When you catch a big male bluegill, immediately stop the forward motion of the boat. It’s best to fish the front edge of the bed first, working your way back through the bed. If you cast far back into the area where you suspect fish are bedding, then you’ll probably hook a big bream, but you have to fight it right through the bed, spooking other fish. They’ll usually return to the beds, but it takes a few minutes before the fast action returns.

Not all beds will be close to the shoreline. You’ll certainly catch some bedding fish near the water’s edge, but you’ll often be casting over a lot of big bream. I’ve found working the deeper water first and then progressing to the shallower water is a more productive plan.

It’s fine to key on woody or weedy cover, but you don’t have to have any cover to catch spawning bream. Egg survival is more critically dependent on the bottom composition and water depth than any other factors. A completely clean gravel or sand bottom can hold a large congregation of bedding fish. However, the presence of woody or weedy cover does give the fish a focal point. If a downed log, brush pile or weeds are positioned on that hard-bottom bedding area, so much the better in terms of having a definable target to fish.

Beyond the Beds

Fishing for non-bedding bream is a lot of fun and usually results in good numbers of fish. You can employ either of the above-described fishing techniques for fishing live bait, or simply cast small spinners on light tackle if you want to use just artificial lures.

But a couple of significant differences exist between fishing tactics for non-bedding fish versus bedding fish.

One is that when you target non-bedding fish, you’ll catch bream of all sizes, not just the big males guarding beds. Plenty of larger bream are still available in the shallows, you simply need to be prepared to cull early and often. Don’t settle for small fish; with a bit of perseverance you can still find limits of big bream.

The second difference is you are not restricted to prime bream-bed substrate areas in your search for fish. Substrate is important to bream for egg survival, but food and cover are most important to bream outside of the spawn. When bedding action ends, the big males scatter to multiple areas of the lake and will then readily relate to woody, weedy and rocky cover, depending on the makeup of the lake.

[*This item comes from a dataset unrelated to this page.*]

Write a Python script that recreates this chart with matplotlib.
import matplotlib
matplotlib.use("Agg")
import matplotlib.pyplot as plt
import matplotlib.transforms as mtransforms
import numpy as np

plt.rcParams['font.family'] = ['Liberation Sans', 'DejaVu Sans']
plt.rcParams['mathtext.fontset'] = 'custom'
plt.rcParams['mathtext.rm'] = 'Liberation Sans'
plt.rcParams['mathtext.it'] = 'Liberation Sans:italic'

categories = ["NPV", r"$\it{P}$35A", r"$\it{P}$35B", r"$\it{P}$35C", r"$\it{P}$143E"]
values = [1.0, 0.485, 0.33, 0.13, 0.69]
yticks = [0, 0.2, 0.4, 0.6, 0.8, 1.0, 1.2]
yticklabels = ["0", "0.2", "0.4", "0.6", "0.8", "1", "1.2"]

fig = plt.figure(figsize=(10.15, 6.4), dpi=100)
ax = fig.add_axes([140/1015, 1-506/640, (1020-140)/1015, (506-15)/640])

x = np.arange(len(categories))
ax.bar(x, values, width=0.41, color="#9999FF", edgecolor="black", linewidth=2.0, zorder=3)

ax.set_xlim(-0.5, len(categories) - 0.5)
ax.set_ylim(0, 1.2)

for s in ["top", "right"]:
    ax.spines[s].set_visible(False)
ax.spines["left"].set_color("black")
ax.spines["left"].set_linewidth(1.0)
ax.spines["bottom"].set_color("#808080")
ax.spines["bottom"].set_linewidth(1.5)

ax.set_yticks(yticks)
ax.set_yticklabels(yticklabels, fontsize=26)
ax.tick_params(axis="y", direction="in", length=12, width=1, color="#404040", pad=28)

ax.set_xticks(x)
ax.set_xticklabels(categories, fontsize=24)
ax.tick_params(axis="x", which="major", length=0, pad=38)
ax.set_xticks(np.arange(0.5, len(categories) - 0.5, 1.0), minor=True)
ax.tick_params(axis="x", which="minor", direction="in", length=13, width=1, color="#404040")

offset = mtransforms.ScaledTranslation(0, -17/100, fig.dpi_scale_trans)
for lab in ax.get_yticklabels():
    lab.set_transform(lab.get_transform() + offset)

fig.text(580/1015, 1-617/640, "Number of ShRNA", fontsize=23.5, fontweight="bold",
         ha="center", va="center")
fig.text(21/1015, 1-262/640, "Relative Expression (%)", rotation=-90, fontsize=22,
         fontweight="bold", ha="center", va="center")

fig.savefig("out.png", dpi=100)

You can still find bream scattered in the area where they bedded, but they’ll be orienting to some form of cover and usually staging slightly deeper.

I typically refer to this type of fishing as “prospecting” for bream because the best technique is to fish multiple areas to find concentrations of fish. You may need to cover lots of territory while working any and all cover opportunities at multiple depths.

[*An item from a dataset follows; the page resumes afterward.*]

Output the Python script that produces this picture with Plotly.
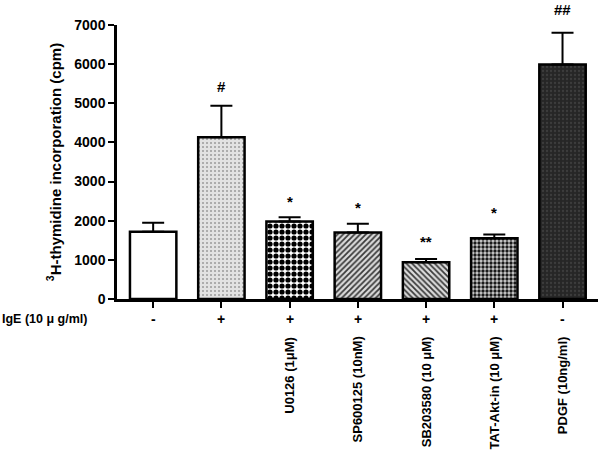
import plotly.graph_objects as go

# ---- data ----
categories = ["ctrl", "IgE", "U0126", "SP600125", "SB203580", "TAT-Akt-in", "PDGF"]
means = [1720, 4130, 1980, 1700, 940, 1550, 5990]
sem = [230, 810, 110, 220, 85, 95, 810]
ige_signs = ["-", "+", "+", "+", "+", "+", "-"]
treatment_labels = ["", "", "U0126 (1μM)", "SP600125 (10nM)", "SB203580 (10 μM)",
                    "TAT-Akt-in (10 μM)", "PDGF (10ng/ml)"]
sig_marks = ["", "#", "*", "*", "**", "*", "##"]
sig_heights = [0, 5420, 2480, 2350, 1460, 2200, 7400]
y_ticks = [0, 1000, 2000, 3000, 4000, 5000, 6000, 7000]

FONT = "Liberation Sans, Arial, sans-serif"
Y_MAX = y_ticks[-1]

pattern_shapes = ["", ".", ".", "/", "\\", ".", "."]
pattern_bg = ["white", "#e2e2e2", "white", "#dcdcdc", "#dcdcdc", "#cfcfcf", "#262626"]
pattern_fg = ["white", "#9a9a9a", "black", "#3a3a3a", "#3a3a3a", "#1a1a1a", "#3c3c3c"]
pattern_size = [6, 4, 6, 4, 4, 4, 4]
pattern_sol = [0.3, 0.2, 0.6, 0.45, 0.45, 0.55, 0.25]

fig = go.Figure()
for i in range(len(categories)):
    fig.add_trace(go.Bar(
        x=[i], y=[means[i]], width=0.68,
        marker=dict(
            color=pattern_bg[i],
            line=dict(color="black", width=2.5),
            pattern=dict(shape=pattern_shapes[i], fgcolor=pattern_fg[i],
                         bgcolor=pattern_bg[i], size=pattern_size[i],
                         solidity=pattern_sol[i], fillmode="replace"),
        ),
        error_y=dict(type="data", symmetric=False, array=[sem[i]], arrayminus=[0],
                     color="black", thickness=2, width=11),
        showlegend=False,
    ))

annotations = []
for i, (m, h) in enumerate(zip(sig_marks, sig_heights)):
    if m:
        annotations.append(dict(x=i, y=h / Y_MAX, xref="x", yref="paper", text=m,
                                showarrow=False,
                                font=dict(size=15, family=FONT, weight="bold"),
                                yanchor="middle"))
for i, s in enumerate(ige_signs):
    annotations.append(dict(x=i, y=-0.073, xref="x", yref="paper", text=s, showarrow=False,
                            font=dict(size=14, family=FONT, weight="bold"), yanchor="middle"))
for i, lab in enumerate(treatment_labels):
    if lab:
        annotations.append(dict(x=i, y=-0.13, xref="x", yref="paper", text=lab,
                                showarrow=False, textangle=-90, yanchor="top",
                                font=dict(size=13, family=FONT, weight="bold")))
annotations.append(dict(x=-0.243, y=-0.073, xref="paper", yref="paper",
                        text="IgE (10 μ g/ml)", showarrow=False, xanchor="left",
                        yanchor="middle", font=dict(size=12.5, family=FONT, weight="bold")))

fig.update_layout(
    width=600, height=468,
    margin=dict(l=117, r=2, t=25, b=169),
    paper_bgcolor="white", plot_bgcolor="white",
    font=dict(family=FONT, size=14, color="black", weight="bold"),
    annotations=annotations,
)
fig.update_xaxes(range=[-0.53, 6.52], tickvals=list(range(len(categories))),
                 showticklabels=False,
                 ticks="outside", ticklen=6, tickwidth=2, tickcolor="black",
                 showline=True, linecolor="black", linewidth=2.5,
                 showgrid=False, zeroline=False)
fig.update_yaxes(range=[0, Y_MAX], tickvals=y_ticks, ticks="outside", ticklen=6,
                 tickwidth=2, tickcolor="black", showline=True, linecolor="black",
                 linewidth=2.5, showgrid=False, zeroline=False,
                 tickfont=dict(size=14, family=FONT, weight="bold"),
                 title=dict(text="<sup>3</sup>H-thymidine incorporation (cpm)",
                            font=dict(size=15, family=FONT, weight="bold"), standoff=10))

fig.write_html("out.html", config={"displayModeBar": False},
               post_script="document.body.style.margin='0';"
                           "document.documentElement.style.overflow='hidden';")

As a general rule, except for in low-light conditions, most experts agree bream will usually be in, or close to, slightly deeper water than where they bedded. That also means shorelines with a slightly steeper slope are now prime locations.

When prospecting, you can still expect to occasionally catch multiple bream from a specific target, such as a treetop, log or rockpile, but for much of the time one or two fish will come from each productive piece of cover. If the bites stop, move on.

Give ‘Em a Fly

One of the most often overlooked methods for catching bream is fly fishing. When bream are actively feeding and fairly shallow, a fly-rod-and-popping-bug combo is extremely effective. It’s fly fishing at its simplest, yet a highly productive technique.

I respect bream and love fishing for them, but remember we’re fishing for a species that usually has an extremely high population, and often all of them seem to want to eat at the same time. Just get a small popping bug near a bream in shallow water, and the odds of an aggressive bite are in your favor.

If you haven’t fished with a fly rod before, it’s simple and relatively inexpensive when the target is bream. Or, if you are a fly angler and want to introduce someone to the art, there’s no more forgiving teacher than a hungry bluegill.

A rocky shoreline that tumbles into deeper water, shorelines complete with overhanging limbs or a weed line edge that drops into deeper water are prime spots to check. Small popping bugs in almost any color will work, although white, black and yellow are three that are consistently productive. In low-light conditions (most experts prefer evenings), the bream are usually in feeding mode near the shoreline and around cover.

Bream will hide in and around the rocks, stumps, limbs or around any available cover to ambush forage. Get the fly or popper near the shoreline or an obvious ambush spot, and the results are typically immediate in a rod-bending sort of way.

An afternoon feeding area can provide action that is almost as fast-paced as bed fishing. If you find a mayfly hatch and you’re armed with a fly rod and popping bugs, you’re set to enjoy the ultimatetopwater bream-catching experience.

Fly rod fishing is a great way to cover a lot of territory while consistently catching fish. No re-baiting is necessary—it’s all about hooking and fighting fish.

Inexpensive fly rods and reels work fine for this fishing. Use rods in the 7- to 9-foot range rated for light action. Small poppers, sinking bugs (green is an awesome color from my experience) and sinking black ants provide a perfect trio of lures. You can expand from that as you become more experienced, but these will suffice to hook you into this exciting and incredibly fun method of fishing.

Whether you are fishing beds, prospecting or fly fishing, this trio of techniques will keep you on fish throughout the entire summer.